[Given instruction] Copy out the whole listing exactly as written, leaving the pictures behind.

***

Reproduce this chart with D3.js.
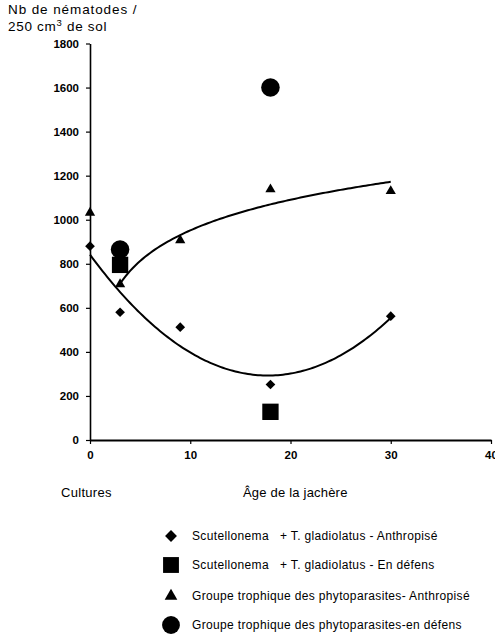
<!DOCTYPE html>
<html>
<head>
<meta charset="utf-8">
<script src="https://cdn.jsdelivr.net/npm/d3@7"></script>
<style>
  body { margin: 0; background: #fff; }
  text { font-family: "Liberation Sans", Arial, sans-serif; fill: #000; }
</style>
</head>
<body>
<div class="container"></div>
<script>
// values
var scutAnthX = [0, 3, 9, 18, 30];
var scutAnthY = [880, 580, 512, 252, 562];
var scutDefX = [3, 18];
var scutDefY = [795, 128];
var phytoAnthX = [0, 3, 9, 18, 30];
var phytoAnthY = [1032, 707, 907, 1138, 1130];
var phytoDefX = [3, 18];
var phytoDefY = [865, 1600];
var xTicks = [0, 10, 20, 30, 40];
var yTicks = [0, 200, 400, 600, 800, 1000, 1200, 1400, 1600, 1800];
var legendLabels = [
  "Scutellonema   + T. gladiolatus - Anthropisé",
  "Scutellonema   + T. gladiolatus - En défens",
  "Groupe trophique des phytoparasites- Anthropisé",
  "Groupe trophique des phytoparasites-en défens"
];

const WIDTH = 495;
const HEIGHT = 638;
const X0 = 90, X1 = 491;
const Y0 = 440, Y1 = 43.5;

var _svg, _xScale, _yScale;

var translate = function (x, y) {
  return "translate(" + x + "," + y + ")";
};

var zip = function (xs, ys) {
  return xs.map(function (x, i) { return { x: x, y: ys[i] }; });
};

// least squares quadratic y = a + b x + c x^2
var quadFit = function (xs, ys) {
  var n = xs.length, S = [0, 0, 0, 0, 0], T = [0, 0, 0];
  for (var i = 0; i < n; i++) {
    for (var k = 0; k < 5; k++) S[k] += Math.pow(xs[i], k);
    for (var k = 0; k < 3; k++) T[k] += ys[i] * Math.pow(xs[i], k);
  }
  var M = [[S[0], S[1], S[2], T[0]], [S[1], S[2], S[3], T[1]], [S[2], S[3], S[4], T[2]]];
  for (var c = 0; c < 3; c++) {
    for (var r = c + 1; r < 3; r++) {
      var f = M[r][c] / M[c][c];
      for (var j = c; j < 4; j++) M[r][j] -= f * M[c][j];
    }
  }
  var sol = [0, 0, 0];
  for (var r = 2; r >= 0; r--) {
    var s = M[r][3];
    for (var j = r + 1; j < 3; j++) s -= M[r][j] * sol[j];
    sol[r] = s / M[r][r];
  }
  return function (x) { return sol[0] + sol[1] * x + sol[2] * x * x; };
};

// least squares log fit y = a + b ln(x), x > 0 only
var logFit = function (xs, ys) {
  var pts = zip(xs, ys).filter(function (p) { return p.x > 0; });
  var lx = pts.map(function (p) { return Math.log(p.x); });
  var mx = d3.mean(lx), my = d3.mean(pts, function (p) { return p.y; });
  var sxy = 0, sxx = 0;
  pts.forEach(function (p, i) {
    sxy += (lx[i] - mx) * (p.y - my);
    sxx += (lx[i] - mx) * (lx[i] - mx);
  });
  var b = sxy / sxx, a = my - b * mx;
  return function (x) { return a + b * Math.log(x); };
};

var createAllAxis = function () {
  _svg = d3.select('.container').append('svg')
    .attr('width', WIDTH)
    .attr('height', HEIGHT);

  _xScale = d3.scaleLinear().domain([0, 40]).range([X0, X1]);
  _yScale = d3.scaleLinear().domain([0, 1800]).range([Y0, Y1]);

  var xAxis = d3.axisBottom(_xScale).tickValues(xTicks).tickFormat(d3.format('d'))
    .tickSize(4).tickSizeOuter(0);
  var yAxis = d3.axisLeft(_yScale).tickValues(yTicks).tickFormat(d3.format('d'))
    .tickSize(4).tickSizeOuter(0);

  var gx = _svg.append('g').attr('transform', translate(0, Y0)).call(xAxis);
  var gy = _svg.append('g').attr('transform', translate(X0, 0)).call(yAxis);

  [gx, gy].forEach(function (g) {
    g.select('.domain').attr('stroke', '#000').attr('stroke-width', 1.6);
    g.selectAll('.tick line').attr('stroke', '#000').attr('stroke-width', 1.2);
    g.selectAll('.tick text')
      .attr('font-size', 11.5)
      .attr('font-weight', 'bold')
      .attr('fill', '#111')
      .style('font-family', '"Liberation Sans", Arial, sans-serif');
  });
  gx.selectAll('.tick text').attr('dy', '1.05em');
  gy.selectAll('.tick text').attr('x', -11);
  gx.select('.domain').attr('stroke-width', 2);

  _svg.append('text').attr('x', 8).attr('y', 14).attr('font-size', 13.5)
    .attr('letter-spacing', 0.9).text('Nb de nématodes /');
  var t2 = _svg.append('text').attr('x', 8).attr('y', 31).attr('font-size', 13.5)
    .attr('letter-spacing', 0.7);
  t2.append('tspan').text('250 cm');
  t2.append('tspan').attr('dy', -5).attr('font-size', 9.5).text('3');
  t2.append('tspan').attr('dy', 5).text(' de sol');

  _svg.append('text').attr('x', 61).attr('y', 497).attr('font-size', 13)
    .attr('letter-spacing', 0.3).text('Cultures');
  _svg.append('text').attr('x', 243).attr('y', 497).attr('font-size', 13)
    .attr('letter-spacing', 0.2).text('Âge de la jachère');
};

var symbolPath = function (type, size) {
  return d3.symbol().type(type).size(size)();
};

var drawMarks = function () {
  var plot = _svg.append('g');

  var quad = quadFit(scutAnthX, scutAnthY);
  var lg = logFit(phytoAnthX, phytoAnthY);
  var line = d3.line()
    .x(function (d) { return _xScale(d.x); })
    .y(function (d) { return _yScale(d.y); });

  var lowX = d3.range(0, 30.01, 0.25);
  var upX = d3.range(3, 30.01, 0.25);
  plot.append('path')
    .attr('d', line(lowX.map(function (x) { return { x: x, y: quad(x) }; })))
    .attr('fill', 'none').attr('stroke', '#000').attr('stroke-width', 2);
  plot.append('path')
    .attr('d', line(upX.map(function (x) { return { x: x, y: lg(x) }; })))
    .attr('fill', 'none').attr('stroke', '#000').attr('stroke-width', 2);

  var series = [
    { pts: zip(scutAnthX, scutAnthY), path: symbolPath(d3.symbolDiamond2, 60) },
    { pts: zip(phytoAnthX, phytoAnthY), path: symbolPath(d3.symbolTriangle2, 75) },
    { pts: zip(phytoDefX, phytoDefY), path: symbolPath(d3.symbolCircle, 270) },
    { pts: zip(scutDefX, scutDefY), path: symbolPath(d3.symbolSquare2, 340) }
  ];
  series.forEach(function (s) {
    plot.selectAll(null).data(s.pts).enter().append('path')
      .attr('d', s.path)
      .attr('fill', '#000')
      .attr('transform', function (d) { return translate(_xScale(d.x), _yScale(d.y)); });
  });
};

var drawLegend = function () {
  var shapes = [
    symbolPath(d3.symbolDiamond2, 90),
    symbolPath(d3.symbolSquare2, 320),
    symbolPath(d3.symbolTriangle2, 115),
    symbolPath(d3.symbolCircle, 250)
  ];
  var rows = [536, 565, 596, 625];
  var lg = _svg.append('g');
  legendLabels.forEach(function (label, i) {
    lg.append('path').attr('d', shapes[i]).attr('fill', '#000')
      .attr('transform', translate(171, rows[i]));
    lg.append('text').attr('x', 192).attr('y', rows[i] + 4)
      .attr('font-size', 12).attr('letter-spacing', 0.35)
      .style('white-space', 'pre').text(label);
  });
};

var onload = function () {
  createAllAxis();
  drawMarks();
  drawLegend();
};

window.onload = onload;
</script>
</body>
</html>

***

[Result for this task]
Reproduce this chart with D3.js.
<!DOCTYPE html>
<html>
<head>
<meta charset="utf-8">
<script src="https://cdn.jsdelivr.net/npm/d3@7"></script>
<style>
  body { margin: 0; background: #fff; }
  text { font-family: "Liberation Sans", Arial, sans-serif; fill: #000; }
</style>
</head>
<body>
<div class="container"></div>
<script>
// values
var scutAnthX = [0, 3, 9, 18, 30];
var scutAnthY = [880, 580, 512, 252, 562];
var scutDefX = [3, 18];
var scutDefY = [795, 128];
var phytoAnthX = [0, 3, 9, 18, 30];
var phytoAnthY = [1032, 707, 907, 1138, 1130];
var phytoDefX = [3, 18];
var phytoDefY = [865, 1600];
var xTicks = [0, 10, 20, 30, 40];
var yTicks = [0, 200, 400, 600, 800, 1000, 1200, 1400, 1600, 1800];
var legendLabels = [
  "Scutellonema   + T. gladiolatus - Anthropisé",
  "Scutellonema   + T. gladiolatus - En défens",
  "Groupe trophique des phytoparasites- Anthropisé",
  "Groupe trophique des phytoparasites-en défens"
];

const WIDTH = 495;
const HEIGHT = 638;
const X0 = 90, X1 = 491;
const Y0 = 440, Y1 = 43.5;

var _svg, _xScale, _yScale;

var translate = function (x, y) {
  return "translate(" + x + "," + y + ")";
};

var zip = function (xs, ys) {
  return xs.map(function (x, i) { return { x: x, y: ys[i] }; });
};

// least squares quadratic y = a + b x + c x^2
var quadFit = function (xs, ys) {
  var n = xs.length, S = [0, 0, 0, 0, 0], T = [0, 0, 0];
  for (var i = 0; i < n; i++) {
    for (var k = 0; k < 5; k++) S[k] += Math.pow(xs[i], k);
    for (var k = 0; k < 3; k++) T[k] += ys[i] * Math.pow(xs[i], k);
  }
  var M = [[S[0], S[1], S[2], T[0]], [S[1], S[2], S[3], T[1]], [S[2], S[3], S[4], T[2]]];
  for (var c = 0; c < 3; c++) {
    for (var r = c + 1; r < 3; r++) {
      var f = M[r][c] / M[c][c];
      for (var j = c; j < 4; j++) M[r][j] -= f * M[c][j];
    }
  }
  var sol = [0, 0, 0];
  for (var r = 2; r >= 0; r--) {
    var s = M[r][3];
    for (var j = r + 1; j < 3; j++) s -= M[r][j] * sol[j];
    sol[r] = s / M[r][r];
  }
  return function (x) { return sol[0] + sol[1] * x + sol[2] * x * x; };
};

// least squares log fit y = a + b ln(x), x > 0 only
var logFit = function (xs, ys) {
  var pts = zip(xs, ys).filter(function (p) { return p.x > 0; });
  var lx = pts.map(function (p) { return Math.log(p.x); });
  var mx = d3.mean(lx), my = d3.mean(pts, function (p) { return p.y; });
  var sxy = 0, sxx = 0;
  pts.forEach(function (p, i) {
    sxy += (lx[i] - mx) * (p.y - my);
    sxx += (lx[i] - mx) * (lx[i] - mx);
  });
  var b = sxy / sxx, a = my - b * mx;
  return function (x) { return a + b * Math.log(x); };
};

var createAllAxis = function () {
  _svg = d3.select('.container').append('svg')
    .attr('width', WIDTH)
    .attr('height', HEIGHT);

  _xScale = d3.scaleLinear().domain([0, 40]).range([X0, X1]);
  _yScale = d3.scaleLinear().domain([0, 1800]).range([Y0, Y1]);

  var xAxis = d3.axisBottom(_xScale).tickValues(xTicks).tickFormat(d3.format('d'))
    .tickSize(4).tickSizeOuter(0);
  var yAxis = d3.axisLeft(_yScale).tickValues(yTicks).tickFormat(d3.format('d'))
    .tickSize(4).tickSizeOuter(0);

  var gx = _svg.append('g').attr('transform', translate(0, Y0)).call(xAxis);
  var gy = _svg.append('g').attr('transform', translate(X0, 0)).call(yAxis);

  [gx, gy].forEach(function (g) {
    g.select('.domain').attr('stroke', '#000').attr('stroke-width', 1.6);
    g.selectAll('.tick line').attr('stroke', '#000').attr('stroke-width', 1.2);
    g.selectAll('.tick text')
      .attr('font-size', 11.5)
      .attr('font-weight', 'bold')
      .attr('fill', '#111')
      .style('font-family', '"Liberation Sans", Arial, sans-serif');
  });
  gx.selectAll('.tick text').attr('dy', '1.05em');
  gy.selectAll('.tick text').attr('x', -11);
  gx.select('.domain').attr('stroke-width', 2);

  _svg.append('text').attr('x', 8).attr('y', 14).attr('font-size', 13.5)
    .attr('letter-spacing', 0.9).text('Nb de nématodes /');
  var t2 = _svg.append('text').attr('x', 8).attr('y', 31).attr('font-size', 13.5)
    .attr('letter-spacing', 0.7);
  t2.append('tspan').text('250 cm');
  t2.append('tspan').attr('dy', -5).attr('font-size', 9.5).text('3');
  t2.append('tspan').attr('dy', 5).text(' de sol');

  _svg.append('text').attr('x', 61).attr('y', 497).attr('font-size', 13)
    .attr('letter-spacing', 0.3).text('Cultures');
  _svg.append('text').attr('x', 243).attr('y', 497).attr('font-size', 13)
    .attr('letter-spacing', 0.2).text('Âge de la jachère');
};

var symbolPath = function (type, size) {
  return d3.symbol().type(type).size(size)();
};

var drawMarks = function () {
  var plot = _svg.append('g');

  var quad = quadFit(scutAnthX, scutAnthY);
  var lg = logFit(phytoAnthX, phytoAnthY);
  var line = d3.line()
    .x(function (d) { return _xScale(d.x); })
    .y(function (d) { return _yScale(d.y); });

  var lowX = d3.range(0, 30.01, 0.25);
  var upX = d3.range(3, 30.01, 0.25);
  plot.append('path')
    .attr('d', line(lowX.map(function (x) { return { x: x, y: quad(x) }; })))
    .attr('fill', 'none').attr('stroke', '#000').attr('stroke-width', 2);
  plot.append('path')
    .attr('d', line(upX.map(function (x) { return { x: x, y: lg(x) }; })))
    .attr('fill', 'none').attr('stroke', '#000').attr('stroke-width', 2);

  var series = [
    { pts: zip(scutAnthX, scutAnthY), path: symbolPath(d3.symbolDiamond2, 60) },
    { pts: zip(phytoAnthX, phytoAnthY), path: symbolPath(d3.symbolTriangle2, 75) },
    { pts: zip(phytoDefX, phytoDefY), path: symbolPath(d3.symbolCircle, 270) },
    { pts: zip(scutDefX, scutDefY), path: symbolPath(d3.symbolSquare2, 340) }
  ];
  series.forEach(function (s) {
    plot.selectAll(null).data(s.pts).enter().append('path')
      .attr('d', s.path)
      .attr('fill', '#000')
      .attr('transform', function (d) { return translate(_xScale(d.x), _yScale(d.y)); });
  });
};

var drawLegend = function () {
  var shapes = [
    symbolPath(d3.symbolDiamond2, 90),
    symbolPath(d3.symbolSquare2, 320),
    symbolPath(d3.symbolTriangle2, 115),
    symbolPath(d3.symbolCircle, 250)
  ];
  var rows = [536, 565, 596, 625];
  var lg = _svg.append('g');
  legendLabels.forEach(function (label, i) {
    lg.append('path').attr('d', shapes[i]).attr('fill', '#000')
      .attr('transform', translate(171, rows[i]));
    lg.append('text').attr('x', 192).attr('y', rows[i] + 4)
      .attr('font-size', 12).attr('letter-spacing', 0.35)
      .style('white-space', 'pre').text(label);
  });
};

var onload = function () {
  createAllAxis();
  drawMarks();
  drawLegend();
};

window.onload = onload;
</script>
</body>
</html>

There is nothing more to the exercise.